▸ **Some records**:
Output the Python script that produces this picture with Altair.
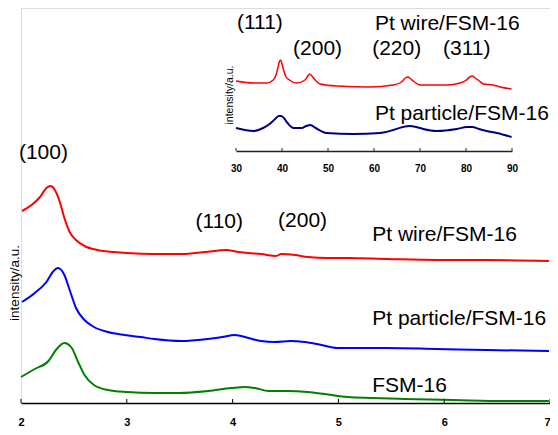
import altair as alt
import pandas as pd

FONT = "Liberation Sans"

# ---------------- main (low-angle) patterns: 2theta / deg vs intensity (a.u.)
wire_x = [2.01, 2.10, 2.18, 2.24, 2.28, 2.32, 2.37, 2.41, 2.46, 2.52, 2.60, 2.72, 2.88, 3.00,
          3.26, 3.52, 3.74, 3.94, 4.05, 4.15, 4.27, 4.41, 4.46, 4.59, 4.71, 4.90, 5.09, 5.46,
          5.93, 6.40, 6.99]
wire_i = [192, 198, 206, 215, 217, 213, 200, 185, 171, 163, 157, 153, 151, 150,
          149, 149, 151, 153, 151, 150, 149, 147, 149, 148, 146, 145, 145, 144,
          143, 143, 142]

particle_x = [2.01, 2.13, 2.24, 2.30, 2.35, 2.41, 2.46, 2.52, 2.60, 2.69, 2.82, 2.98, 3.13,
              3.26, 3.52, 3.76, 3.90, 4.02, 4.15, 4.27, 4.40, 4.55, 4.68, 4.84, 4.99, 5.46,
              5.93, 6.40, 6.99]
particle_i = [101, 110, 121, 131, 135, 128, 113, 95, 83, 76, 71, 68, 66,
              64, 62, 64, 66, 68, 65, 62, 61, 62, 61, 58, 55, 55,
              54, 53, 52]

fsm_x = [2.00, 2.13, 2.26, 2.33, 2.41, 2.48, 2.54, 2.60, 2.69, 2.82, 3.00, 3.26, 3.49, 3.77,
         3.99, 4.12, 4.21, 4.34, 4.52, 4.71, 4.87, 5.09, 5.31, 5.62, 6.09, 6.56, 6.99]
fsm_i = [26, 34, 42, 53, 60, 55, 41, 28, 18, 13, 11, 10, 10, 12,
         15, 16, 15, 12, 12, 11, 9, 6, 5, 4, 3, 2, 2]

main_series = ["Pt wire/FSM-16", "Pt particle/FSM-16", "FSM-16"]
main_colors = ["#ff0000", "#0000ff", "#008000"]

main_ticks = [2, 3, 4, 5, 6, 7]
main_labels = ["(100)", "(110)", "(200)", "Pt wire/FSM-16", "Pt particle/FSM-16", "FSM-16"]
main_label_x = [1.98, 3.65, 4.43, 5.32, 5.32, 5.32]
main_label_i = [250, 181, 182, 168, 84, 17]
main_ytitle = "intensity/a.u."
main_ytitle_x = [1.944]
main_ytitle_i = [120]

# ---------------- inset (wide-angle) patterns
in_wire_x = [30.0, 33.8, 36.7, 38.1, 38.7, 39.1, 39.4, 39.7, 40.0, 40.4, 40.9, 41.6, 43.2,
             45.0, 45.6, 46.0, 46.5, 47.2, 48.3, 51.9, 59.1, 64.2, 66.0, 66.8, 67.4, 68.0,
             68.8, 70.0, 75.8, 78.7, 80.1, 80.8, 81.4, 82.0, 82.9, 83.8, 85.9, 87.4, 89.9]
in_wire_i = [70, 68, 68, 71, 76, 83, 89, 91, 87, 80, 74, 71, 68,
             71, 75, 77, 75, 71, 67, 65, 64, 66, 69, 73, 74, 72,
             69, 66, 66, 68, 71, 74, 75, 73, 70, 67, 66, 64, 62]

in_particle_x = [30.0, 33.8, 35.9, 37.3, 38.5, 39.3, 39.8, 40.4, 41.2, 42.5, 44.3, 45.3, 46.2,
                 47.3, 49.7, 55.5, 61.3, 64.2, 66.3, 67.7, 69.2, 70.7, 73.6, 78.0, 80.2,
                 81.4, 82.8, 84.5, 86.7, 89.9]
in_particle_i = [23, 20, 23, 27, 32, 35, 35, 33, 28, 23, 23, 25, 26,
                 23, 18, 17, 18, 21, 24, 25, 24, 22, 20, 22, 24,
                 24, 22, 20, 18, 14]

inset_series = ["Pt wire/FSM-16", "Pt particle/FSM-16"]
inset_colors = ["#ff0000", "#000080"]
inset_widths = [1.5, 2.0]

inset_ticks = [30, 40, 50, 60, 70, 80, 90]
inset_labels = ["(111)", "Pt wire/FSM-16", "(200)", "(220)", "(311)", "Pt particle/FSM-16"]
inset_label_x = [30.2, 60.2, 42.4, 59.6, 75.0, 60.2]
inset_label_i = [128, 127, 102, 102, 102, 37]
inset_ytitle_x = [28.6]
inset_ytitle_i = [56]

# ---------------- tables
main_df = pd.concat([
    pd.DataFrame({"x": wire_x, "y": wire_i, "s": main_series[0]}),
    pd.DataFrame({"x": particle_x, "y": particle_i, "s": main_series[1]}),
    pd.DataFrame({"x": fsm_x, "y": fsm_i, "s": main_series[2]}),
])
main_tick_df = pd.DataFrame({"x": main_ticks, "y": [0] * len(main_ticks), "y2": [4] * len(main_ticks)})
main_text_df = pd.DataFrame({"x": main_label_x, "y": main_label_i, "t": main_labels})
main_yt_df = pd.DataFrame({"x": main_ytitle_x, "y": main_ytitle_i, "t": [main_ytitle]})

inset_df = pd.concat([
    pd.DataFrame({"x": in_wire_x, "y": in_wire_i, "s": inset_series[0]}),
    pd.DataFrame({"x": in_particle_x, "y": in_particle_i, "s": inset_series[1]}),
])
inset_tick_df = pd.DataFrame({"x": inset_ticks, "y": [0] * len(inset_ticks), "y2": [3] * len(inset_ticks)})
inset_text_df = pd.DataFrame({"x": inset_label_x, "y": inset_label_i, "t": inset_labels})
inset_yt_df = pd.DataFrame({"x": inset_ytitle_x, "y": inset_ytitle_i, "t": [main_ytitle]})

# ---------------- scales / axes
PLOT_W = 529
main_xs = alt.Scale(domain=[2, 7], nice=False, zero=False)
main_ys = alt.Scale(domain=[0, 395], nice=False, zero=False)
main_ax = alt.Axis(values=main_ticks, format="d", ticks=False, grid=False, title=None,
                   domainColor="#000000", domainWidth=1.5, labelFont=FONT,
                   labelFontWeight="bold", labelFontSize=11, labelColor="#000000",
                   labelPadding=13, labelFlush=False, orient="bottom",
                   labelAlign={"condition": {"test": "datum.value == 7", "value": "right"},
                               "value": "center"})

in_xs = alt.Scale(domain=[30, 90], range=[215, 491], nice=False, zero=False)
in_ys = alt.Scale(domain=[0, 143], range=[143, 0], nice=False, zero=False)
in_ax = alt.Axis(values=inset_ticks, format="d", ticks=False, grid=False, title=None,
                 domainColor="#222222", domainWidth=1.5, labelFont=FONT,
                 labelFontWeight="bold", labelFontSize=10, labelColor="#000000",
                 labelPadding=12, labelFlush=False, orient="bottom", offset=-252)


def mx():
    return alt.X("x:Q", scale=main_xs, axis=main_ax)


def my():
    return alt.Y("y:Q", scale=main_ys, axis=None)


def ix():
    return alt.X("x:Q", scale=in_xs, axis=in_ax)


def iy():
    return alt.Y("y:Q", scale=in_ys, axis=None)


main_lines = alt.Chart(main_df).mark_line(strokeWidth=2, interpolate="monotone").encode(
    x=mx(), y=my(),
    color=alt.Color("s:N", scale=alt.Scale(domain=main_series, range=main_colors), legend=None),
)
main_tick_marks = alt.Chart(main_tick_df).mark_rule(color="#000000", strokeWidth=1).encode(
    x=mx(), y=my(), y2="y2:Q")
main_text = alt.Chart(main_text_df).mark_text(
    align="left", baseline="middle", font=FONT, fontSize=21, color="#000000"
).encode(x=mx(), y=my(), text="t:N")
main_ytitle_mark = alt.Chart(main_yt_df).mark_text(
    align="center", baseline="middle", font=FONT, fontSize=13.5, angle=270, color="#000000"
).encode(x=mx(), y=my(), text="t:N")

main_group = alt.layer(main_lines, main_tick_marks, main_text, main_ytitle_mark)

inset_lines = alt.layer(*[
    alt.Chart(inset_df[inset_df["s"] == s]).mark_line(
        strokeWidth=w, color=c, interpolate="monotone").encode(x=ix(), y=iy())
    for s, c, w in zip(inset_series, inset_colors, inset_widths)
])
inset_tick_marks = alt.Chart(inset_tick_df).mark_rule(color="#222222", strokeWidth=1).encode(
    x=ix(), y=iy(), y2="y2:Q")
inset_text = alt.Chart(inset_text_df).mark_text(
    align="left", baseline="middle", font=FONT, fontSize=21, color="#000000"
).encode(x=ix(), y=iy(), text="t:N")
inset_ytitle_mark = alt.Chart(inset_yt_df).mark_text(
    align="center", baseline="middle", font=FONT, fontSize=10.5, angle=270, color="#000000"
).encode(x=ix(), y=iy(), text="t:N")

inset_group = alt.layer(inset_lines, inset_tick_marks, inset_text, inset_ytitle_mark)

chart = alt.layer(main_group, inset_group).resolve_scale(
    x="independent", y="independent", color="independent"
).properties(
    width=PLOT_W, height=395,
    autosize=alt.AutoSizeParams(type="none"),
    padding={"left": 13, "top": 0, "right": 0, "bottom": 24},
).configure_view(stroke=None).configure(background="#ffffff")

chart.save("out.html", embed_options={"renderer": "svg", "actions": False})
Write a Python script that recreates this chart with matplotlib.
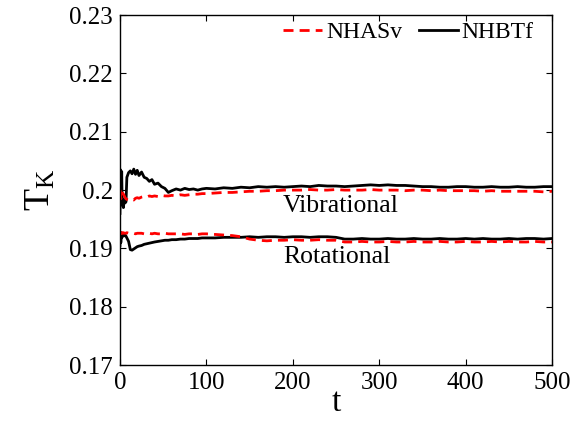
import matplotlib
matplotlib.use("Agg")
import matplotlib.pyplot as plt

plt.rcParams['font.family'] = ['Liberation Serif', 'DejaVu Serif']
plt.rcParams['mathtext.fontset'] = 'custom'
plt.rcParams['mathtext.rm'] = 'Liberation Serif'
plt.rcParams['mathtext.it'] = 'Liberation Serif:italic'

t = [0, 0.5, 1, 1.5, 2, 2.5, 3, 4, 5, 6, 7, 8, 10, 12, 14, 16, 18, 20, 22, 25, 28,
     31, 34, 37, 40, 44, 48, 52, 56, 60, 65, 70, 75, 80, 85, 90, 95, 100,
     110, 120, 130, 140, 150, 160, 170, 180, 190, 200, 210, 220, 230, 240, 250,
     260, 270, 280, 290, 300, 310, 320, 330, 340, 350, 360, 370, 380, 390, 400,
     410, 420, 430, 440, 450, 460, 470, 480, 490, 500]

vib_nhbtf = [0.1960, 0.2035, 0.1990, 0.1975, 0.2032, 0.1985, 0.1975, 0.1970, 0.1985, 0.1978,
             0.1980, 0.2022, 0.2030, 0.2033, 0.2028, 0.2036, 0.2027, 0.2034, 0.2025, 0.2031,
             0.2022, 0.2020, 0.2015, 0.2018, 0.2010, 0.2012, 0.2006, 0.2003, 0.1996, 0.1999,
             0.2002, 0.2000, 0.2003, 0.2001, 0.2002, 0.2000, 0.2002, 0.2003,
             0.2002, 0.2004, 0.2003, 0.2005, 0.2004, 0.2006, 0.2005, 0.2006, 0.2005, 0.2006,
             0.2007, 0.2006, 0.2008, 0.2007, 0.2007, 0.2006, 0.2007, 0.2008, 0.2009, 0.2008,
             0.2009, 0.2008, 0.2008, 0.2007, 0.2006, 0.2006, 0.2005, 0.2005, 0.2006, 0.2006,
             0.2005, 0.2005, 0.2006, 0.2005, 0.2005, 0.2006, 0.2005, 0.2005, 0.2006, 0.2006]

vib_nhasv = [0.2000, 0.1998, 0.1985, 0.1990, 0.1994, 0.1992, 0.1995, 0.1993, 0.1990, 0.1987,
             0.1985, 0.1984, 0.1983, 0.1982, 0.1984, 0.1983, 0.1986, 0.1987, 0.1986, 0.1988,
             0.1989, 0.1988, 0.1990, 0.1989, 0.1990, 0.1989, 0.1991, 0.1990, 0.1990, 0.1991,
             0.1990, 0.1992, 0.1991, 0.1992, 0.1993, 0.1993, 0.1994, 0.1994,
             0.1995, 0.1996, 0.1996, 0.1997, 0.1998, 0.1998, 0.1999, 0.1999, 0.2000, 0.2000,
             0.2000, 0.2001, 0.2000, 0.2000, 0.2001, 0.2000, 0.2000, 0.2000, 0.2001, 0.2000,
             0.2000, 0.2000, 0.1999, 0.2000, 0.2000, 0.1999, 0.2000, 0.1999, 0.1999, 0.1999,
             0.1999, 0.1998, 0.1999, 0.1998, 0.1998, 0.1998, 0.1998, 0.1998, 0.1997, 0.1998]

rot_nhbtf = [0.1905, 0.1928, 0.1910, 0.1922, 0.1918, 0.1926, 0.1923, 0.1921, 0.1922, 0.1923,
             0.1921, 0.1918, 0.1912, 0.1898, 0.1897, 0.1899, 0.1901, 0.1903, 0.1904, 0.1905,
             0.1907, 0.1908, 0.1909, 0.1910, 0.1911, 0.1912, 0.1913, 0.1914, 0.1914, 0.1915,
             0.1915, 0.1916, 0.1916, 0.1917, 0.1917, 0.1917, 0.1918, 0.1918,
             0.1918, 0.1919, 0.1919, 0.1919, 0.1920, 0.1919, 0.1920, 0.1920, 0.1919, 0.1920,
             0.1920, 0.1919, 0.1920, 0.1920, 0.1919, 0.1916, 0.1916, 0.1917, 0.1916, 0.1916,
             0.1917, 0.1916, 0.1916, 0.1917, 0.1916, 0.1916, 0.1917, 0.1916, 0.1916, 0.1917,
             0.1916, 0.1917, 0.1916, 0.1916, 0.1917, 0.1916, 0.1917, 0.1917, 0.1916, 0.1917]

rot_nhasv = [0.1926, 0.1927, 0.1926, 0.1926, 0.1927, 0.1926, 0.1926, 0.1927, 0.1926, 0.1926,
             0.1926, 0.1927, 0.1926, 0.1926, 0.1926, 0.1926, 0.1925, 0.1926, 0.1926, 0.1926,
             0.1925, 0.1926, 0.1926, 0.1925, 0.1926, 0.1925, 0.1925, 0.1926, 0.1925, 0.1925,
             0.1925, 0.1925, 0.1924, 0.1925, 0.1925, 0.1924, 0.1925, 0.1925,
             0.1924, 0.1923, 0.1922, 0.1920, 0.1916, 0.1914, 0.1913, 0.1914, 0.1914, 0.1915,
             0.1914, 0.1914, 0.1915, 0.1914, 0.1914, 0.1911, 0.1911, 0.1912, 0.1911, 0.1911,
             0.1912, 0.1911, 0.1911, 0.1912, 0.1911, 0.1911, 0.1912, 0.1911, 0.1911, 0.1912,
             0.1911, 0.1911, 0.1912, 0.1911, 0.1912, 0.1911, 0.1911, 0.1912, 0.1911, 0.1911]

xticks = [0, 100, 200, 300, 400, 500]
yticks = [0.17, 0.18, 0.19, 0.2, 0.21, 0.22, 0.23]
ytick_labels = ['0.17', '0.18', '0.19', '0.2', '0.21', '0.22', '0.23']

fig = plt.figure(figsize=(5.88, 4.22), dpi=100)
ax = fig.add_axes([0.204, 0.135, 0.735, 0.829])

lb1, = ax.plot(t, vib_nhbtf, color='black', lw=2.0, label='NHBTf')
ax.plot(t, rot_nhbtf, color='black', lw=2.0)
lr1, = ax.plot(t, vib_nhasv, color='red', lw=2.0, ls=(0, (3.6, 2.2)), label='NHASv')
ax.plot(t, rot_nhasv, color='red', lw=2.0, ls=(0, (3.6, 2.2)))

ax.set_xlim(0, 500)
ax.set_ylim(0.17, 0.23)
ax.set_xticks(xticks)
ax.set_yticks(yticks)
ax.set_yticklabels(ytick_labels)
ax.tick_params(direction='in', length=4, width=0.8, top=True, right=True,
               labelsize=18, pad=5)
for s in ax.spines.values():
    s.set_linewidth(1.0)

ax.set_xlabel('t', fontsize=24, labelpad=-5)
ax.set_ylabel(r'$\mathregular{T_K}$', fontsize=26, labelpad=8)

ax.text(188.5, 0.19623, 'Vibrational', fontsize=18.5, va='baseline', ha='left')
ax.text(188.5, 0.18748, 'Rotational', fontsize=18.5, va='baseline', ha='left')

ax.legend(handles=[lr1, lb1], loc='center right', bbox_to_anchor=(0.956, 0.951),
          ncol=2, frameon=False, fontsize=17, handlelength=1.65, handletextpad=0.15,
          columnspacing=0.7, borderaxespad=0, borderpad=0)

fig.savefig('out.png', dpi=100)
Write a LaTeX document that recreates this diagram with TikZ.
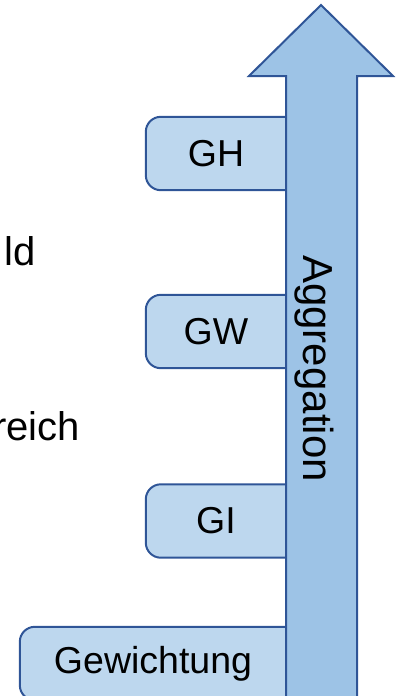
\documentclass[tikz,border=0pt]{standalone}
\usepackage{fontspec}
\setmainfont{Liberation Sans}
\usetikzlibrary{backgrounds}
\definecolor{boxfill}{HTML}{BDD7EE}
\definecolor{arrowfill}{HTML}{9DC3E6}
\definecolor{edge}{HTML}{2F5597}

\begin{document}
\begin{tikzpicture}[x=1pt, y=-1pt,
			level/.style={
				font = \fontsize{37.5}{40}\selectfont,
				minimum width = 140pt,
				minimum height = 73pt,
				inner sep = 0pt},
			tab/.style={
				draw = edge,
				fill = boxfill,
				line width = 2pt,
				rounded corners = 15pt},
			side/.style={
				font = \fontsize{40}{44}\selectfont,
				inner sep = 0pt}]
			\useasboundingbox (0, 0) rectangle (397, 696);
			\clip (0, 0) rectangle (397, 696);
			% cut-off words on the left
			\node at (35.5, 265) [side, anchor = base east] (field) {ld};
			\node at (80, 440) [side, anchor = base east] (area) {reich};
			% levels
			\node at (216, 153.5) [level] (gh) {GH};
			\node at (216, 331.5) [level] (gw) {GW};
			\node at (216, 521) [level] (gi) {GI};
			\node at (153, 663.5) [level, minimum width = 266pt] (weight) {Gewichtung};
			\begin{scope}[on background layer]
				\foreach \n in {gh, gw, gi, weight}
					\draw[tab] ([xshift = 20pt]\n.north east) -- (\n.north west)
						-- (\n.south west) -- ([xshift = 20pt]\n.south east);
			\end{scope}
			% big arrow
			\draw[draw = edge, fill = arrowfill, line width = 2pt]
				(286, 705) -- (286, 76) -- (249, 76) -- (321, 5)
				-- (393, 76) -- (357, 76) -- (357, 705) -- cycle;
			\node at (314, 368.5) [side, rotate = -90, font = \fontsize{42}{46}\selectfont] (agg) {Aggregation};
			\end{tikzpicture}
\end{document}
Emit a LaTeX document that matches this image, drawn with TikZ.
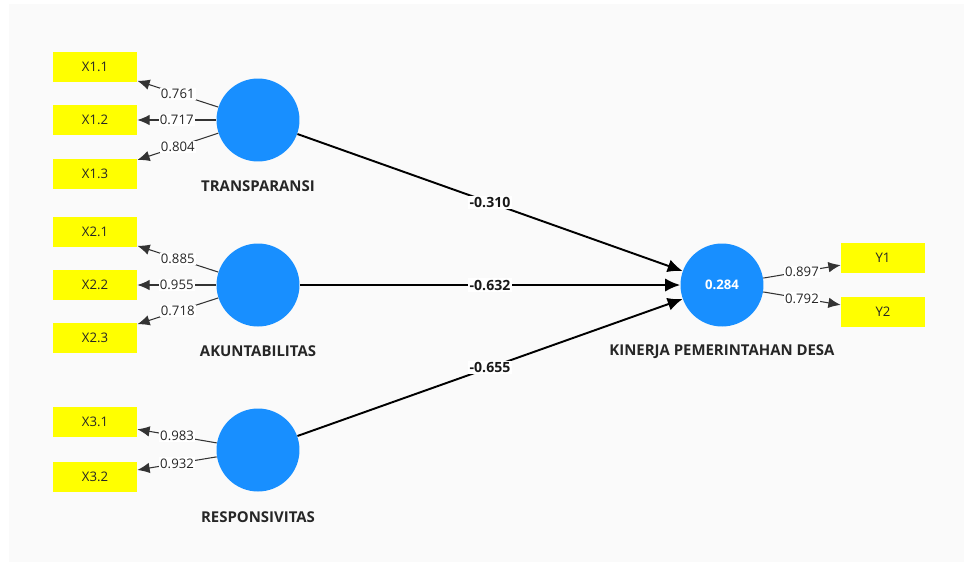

▸ **GOAL**:
Print once more, exactly, the lines from the one with "Write a LaTeX" through the last line of the data, both ends included, without any pictures.

▸ **RESPONSE TO THE TASK**:
Write a LaTeX document that recreates this diagram with TikZ.
\documentclass[tikz,border=0pt]{standalone}
\usepackage{fontspec}
\setmainfont{Liberation Sans}
\usetikzlibrary{backgrounds}
\definecolor{boxfill}{HTML}{BDD7EE}
\definecolor{arrowfill}{HTML}{9DC3E6}
\definecolor{edge}{HTML}{2F5597}

\begin{document}
\begin{tikzpicture}[x=1pt, y=-1pt,
			level/.style={
				font = \fontsize{37.5}{40}\selectfont,
				minimum width = 140pt,
				minimum height = 73pt,
				inner sep = 0pt},
			tab/.style={
				draw = edge,
				fill = boxfill,
				line width = 2pt,
				rounded corners = 15pt},
			side/.style={
				font = \fontsize{40}{44}\selectfont,
				inner sep = 0pt}]
			\useasboundingbox (0, 0) rectangle (397, 696);
			\clip (0, 0) rectangle (397, 696);
			% cut-off words on the left
			\node at (35.5, 265) [side, anchor = base east] (field) {ld};
			\node at (80, 440) [side, anchor = base east] (area) {reich};
			% levels
			\node at (216, 153.5) [level] (gh) {GH};
			\node at (216, 331.5) [level] (gw) {GW};
			\node at (216, 521) [level] (gi) {GI};
			\node at (153, 663.5) [level, minimum width = 266pt] (weight) {Gewichtung};
			\begin{scope}[on background layer]
				\foreach \n in {gh, gw, gi, weight}
					\draw[tab] ([xshift = 20pt]\n.north east) -- (\n.north west)
						-- (\n.south west) -- ([xshift = 20pt]\n.south east);
			\end{scope}
			% big arrow
			\draw[draw = edge, fill = arrowfill, line width = 2pt]
				(286, 705) -- (286, 76) -- (249, 76) -- (321, 5)
				-- (393, 76) -- (357, 76) -- (357, 705) -- cycle;
			\node at (314, 368.5) [side, rotate = -90, font = \fontsize{42}{46}\selectfont] (agg) {Aggregation};
			\end{tikzpicture}
\end{document}
Emit a LaTeX document that matches this image, drawn with TikZ.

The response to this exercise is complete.